Sevastopol was quickly becoming one of my favorite cities. It's so beautiful!
I took one last look at the harbor before we climbed back up the hill to catch the mini-bus home. Even though I've done a lot of traveling, I will never ever forget my trip to Crimea. Someday, I want to come back to Sevastopol and see the Black Sea again. I promise, I'll be here again.
A few days after I arrived in Ukraine, I was finally adjusted to the time difference. Even though I've come to Ukraine many times before, it's always a little tricky getting my body to learn to wake up at the right times.
But that day, I had to be up super early! If you can see the clock on the train station behind me, it was only 5:19 in the morning! We were going on a trip to Sevastopol, Crimea!
We had to arrive at the train station early to make sure we could get our baggage onto the train. We had a whole compartment to our little family. Can you see the train in the window? Ours looked a lot like that.
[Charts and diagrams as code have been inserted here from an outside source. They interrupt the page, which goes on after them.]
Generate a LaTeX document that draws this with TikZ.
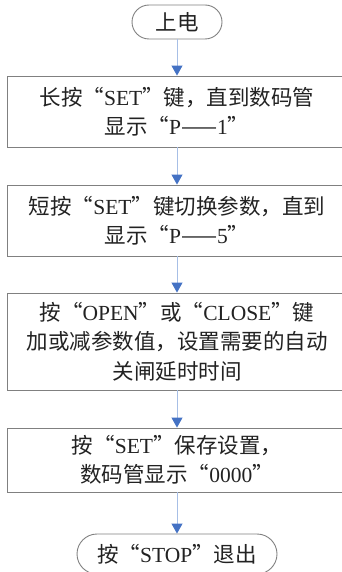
\documentclass[tikz,border=0pt]{standalone}
\usepackage{fontspec}
\setmainfont{Liberation Serif}
\newfontfamily\cjk{Noto Sans CJK SC}
\usetikzlibrary{arrows.meta}
\definecolor{boxgray}{HTML}{808080}
\definecolor{linkblue}{HTML}{A7BFE6}
\definecolor{tipblue}{HTML}{4472C4}
\definecolor{txt}{HTML}{222222}
\newcommand{\C}[1]{{\cjk #1}}
\tikzset{
  stepbox/.style={draw=boxgray, line width=0.9pt, rectangle, minimum width=340pt, inner sep=0pt, align=center, text=txt, font=\fontsize{21.5}{29.5}\selectfont},
  termbox/.style={draw=boxgray, line width=0.9pt, rectangle, inner sep=0pt, align=center, text=txt, font=\fontsize{21.5}{29.5}\selectfont},
  link/.style={draw=linkblue, line width=1pt, -{Triangle[length=10pt,width=11pt,color=tipblue,fill=tipblue]}}
}
\begin{document}
\begin{tikzpicture}[x=1pt,y=1pt]
\useasboundingbox (0,0) rectangle (342,-572);
\clip (0,0) rectangle (342,-572);
\node[termbox, minimum width=90pt, minimum height=34pt, rounded corners=17pt] (start) at (177,-22) {\C{上电}};
\node[stepbox, minimum height=71pt] (b1) at (177,-111.5) {\C{长按“}SET\C{”键，直到数码管}\\\C{显示“}P\C{——}1\C{”}};
\node[stepbox, minimum height=71pt] (b2) at (177,-220.5) {\C{短按“}SET\C{”键切换参数，直到}\\\C{显示“}P\C{——}5\C{”}};
\node[stepbox, minimum height=97pt] (b3) at (177,-341.5) {\C{按“}OPEN\C{”或“}CLOSE\C{”键}\\\C{加或减参数值，设置需要的自动}\\\C{关闸延时时间}};
\node[stepbox, minimum height=64pt] (b4) at (177,-460) {\C{按“}SET\C{”保存设置，}\\\C{数码管显示“}0000\C{”}};
\node[termbox, minimum width=200pt, minimum height=40pt, rounded corners=20pt] (stop) at (177,-554) {\C{按“}STOP\C{”退出}};
\draw[link] (start) -- (b1);
\draw[link] (b1) -- (b2);
\draw[link] (b2) -- (b3);
\draw[link] (b3) -- (b4);
\draw[link] (b4) -- (stop);
\end{tikzpicture}
\end{document}
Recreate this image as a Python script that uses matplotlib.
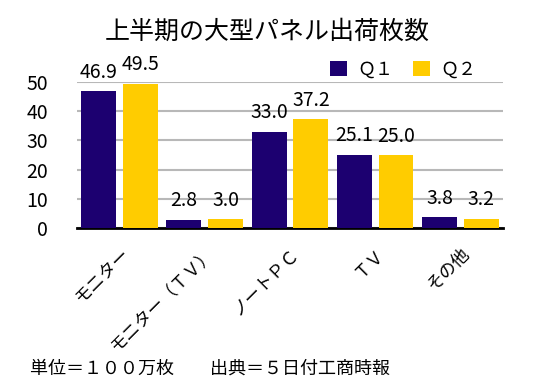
import numpy as np
import matplotlib
matplotlib.use("Agg")
import matplotlib.pyplot as plt

plt.rcParams['font.family'] = ['Noto Sans CJK JP', 'DejaVu Sans']

# --- data ---
categories = ["モニター", "モニター（ＴＶ）", "ノートＰＣ", "ＴＶ", "その他"]
q1_values = [46.9, 2.8, 33.0, 25.1, 3.8]
q2_values = [49.5, 3.0, 37.2, 25.0, 3.2]
series_names = ["Ｑ１", "Ｑ２"]
y_ticks = [0, 10, 20, 30, 40, 50]

Q1_COLOR = "#1c0070"
Q2_COLOR = "#ffcc00"

fig = plt.figure(figsize=(5.35, 3.8), dpi=100)
ax = fig.add_axes([0.144, 0.40, 0.796, 0.384])

x = np.arange(len(categories))
w = 0.41
off = 0.245
b1 = ax.bar(x - off, q1_values, w, color=Q1_COLOR, label=series_names[0], zorder=3)
b2 = ax.bar(x + off, q2_values, w, color=Q2_COLOR, label=series_names[1], zorder=3)

# value labels on top of bars
for bars, vals in ((b1, q1_values), (b2, q2_values)):
    for bar, v in zip(bars, vals):
        ax.annotate(f"{v:.1f}", (bar.get_x() + bar.get_width() / 2, v),
                    xytext=(0, 6), textcoords='offset points',
                    ha='center', va='bottom', fontsize=14, zorder=4,
                    annotation_clip=False)

ax.set_xlim(-0.5, len(categories) - 0.5)
ax.set_ylim(0, 50)
ax.set_yticks(y_ticks)
ax.set_yticklabels([str(t) for t in y_ticks], fontsize=14)
ax.tick_params(axis='y', length=0, pad=21)
ax.yaxis.grid(True, color="#b8b8b8", linewidth=1.5, zorder=0)
ax.set_axisbelow(True)

ax.set_xticks(x)
ax.set_xticklabels(categories, fontsize=12.5, rotation=45, ha='right',
                   rotation_mode='anchor')
ax.tick_params(axis='x', length=0, pad=12)

for s in ("left", "right", "top"):
    ax.spines[s].set_visible(False)
ax.spines["bottom"].set_linewidth(2)
ax.spines["bottom"].set_color("black")

leg = ax.legend(loc='lower right', bbox_to_anchor=(0.955, 0.975), ncol=2, frameon=False,
                fontsize=13, handlelength=0.9, handleheight=0.9, columnspacing=1.1,
                handletextpad=0.6, borderaxespad=0)

fig.text(0.5, 0.915, "上半期の大型パネル出荷枚数", ha='center', va='center', fontsize=18)
fig.text(0.056, 0.03, "単位＝１００万枚　　出典＝５日付工商時報", ha='left', va='center',
         fontsize=13)

fig.savefig("out.png", dpi=100)
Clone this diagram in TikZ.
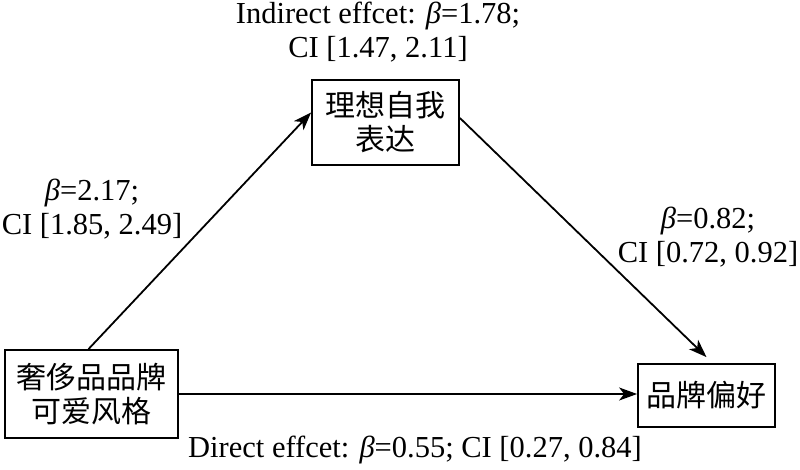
\documentclass[tikz,border=0pt]{standalone}
\usepackage{fontspec}
\setmainfont{Liberation Serif}
\newfontfamily\cjk{Noto Sans CJK SC}
\usetikzlibrary{arrows.meta}
\begin{document}
\begin{tikzpicture}[x=1pt,y=-1pt,
  box/.style={draw,line width=1.8pt,inner sep=0pt,align=center,font=\cjk\fontsize{30}{34}\selectfont},
  lbl/.style={align=center,inner sep=0pt,font=\fontsize{30.5}{34}\selectfont},
  conn/.style={line width=1.8pt,-{Stealth[length=18pt,width=13pt,inset=5pt]}}]
\useasboundingbox (0,0) rectangle (800,470);
\node[box,minimum width=173pt,minimum height=88pt] (A) at (91.5,394) {奢侈品品牌\\可爱风格};
\node[box,minimum width=147pt,minimum height=85pt] (M) at (385.5,122.5) {理想自我\\表达};
\node[box,minimum width=137pt,minimum height=63pt] (Y) at (706.5,395.5) {品牌偏好};
\node[lbl] (li) at (378,32) {Indirect effcet: {\itshape β}=1.78;\\CI [1.47, 2.11]};
\node[lbl] (la) at (92,209) {{\itshape β}=2.17;\\CI [1.85, 2.49]};
\node[lbl] (lb) at (708,237) {{\itshape β}=0.82;\\CI [0.72, 0.92]};
\node[lbl] (ld) at (415,450) {Direct effcet: {\itshape β}=0.55; CI [0.27, 0.84]};
\draw[conn] ([xshift=-3pt]A.north) -- ([yshift=10pt]M.west);
\draw[conn] ([yshift=4.5pt]M.east) -- ([yshift=6pt]Y.north);
\draw[conn] (A.east) -- (A.east -| Y.west);
\end{tikzpicture}
\end{document}
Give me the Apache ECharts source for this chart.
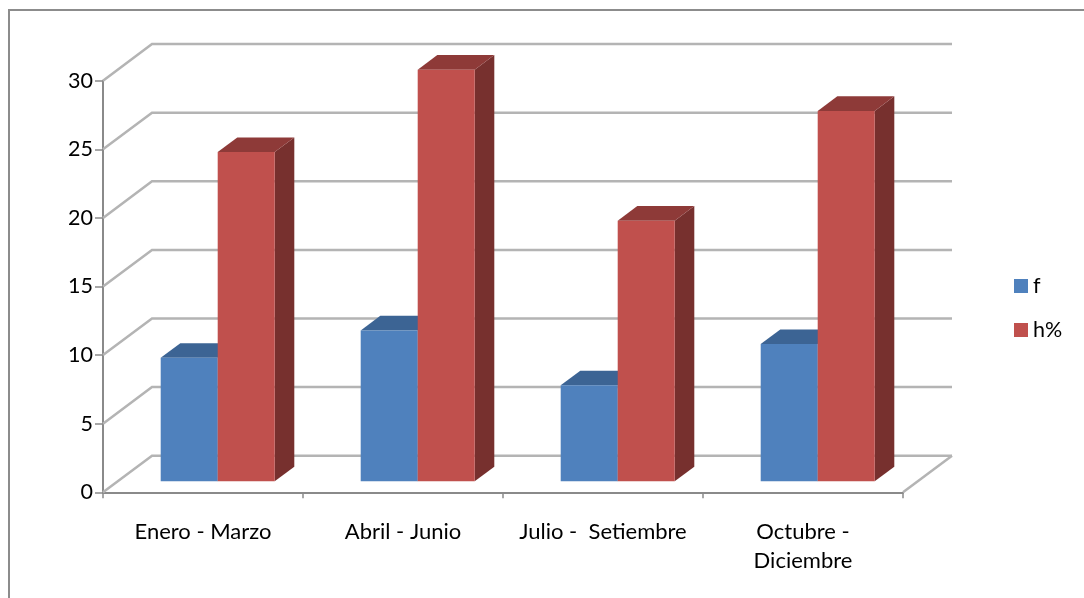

Our train left a little after six. Soon, we were trundling down the tracks across Ukraine. See the water outside the window? That's the Kakhovka Reservoir. It's 2,155 square kilometers- huge! It was created in 1956.
One of the best parts of riding the train in Ukraine is the sleeper bunks. I got my own little bunk with a blue stripey mattress and pillow.
Since we had left for the train station so early in the morning, I decided to sleep for a few hours. After all- it's a 12 hour ride to Sevastopol!
When I woke up, it was raining. Apparently a cool rain is the best weather for train travel. If it's too hot or too cold, it can be a really uncomfortable trip.
I realized we had already crossed into Crimea. Crimea is a peninsula that juts from the south of Ukraine into the Black Sea. It's famous for its mountains and caves. I think it's one of the most beautiful places in the world.
Finally, as evening set in, we pulled into the train station in Sevastopol! My great-grandma was waiting on the platform and waving at me. It was time to go to her flat and eat lots of food and drink lots of hot, hot tea!
One morning, I had to wake up extremely early. The night before, I had packed my suitcases and my backpack. I was ready for an adventure! My mama and I took a cab to JFK airport, to catch a flight.
I was so tired, I slept on my first flight from JFK airport in Queens to Charles de Gaulle airport in Paris! Once there, I only had a few minutes to run from security to the gate of my next flight.
After another flight, I waited for my baggage and took the bus across Ukraine to my family's apartment in Kharkov. After seven hours on the bus, I was pretty tired, but I had to pose for a picture on the balcony!
I was so happy to finally be in my family's Ukrainian apartment. I live in New York City with my moms, but I love getting to come back to Ukraine whenever we can. We had decided to come to Kharkov so that I could participate in a summer program at the very same school where my Mama went to school as a kid!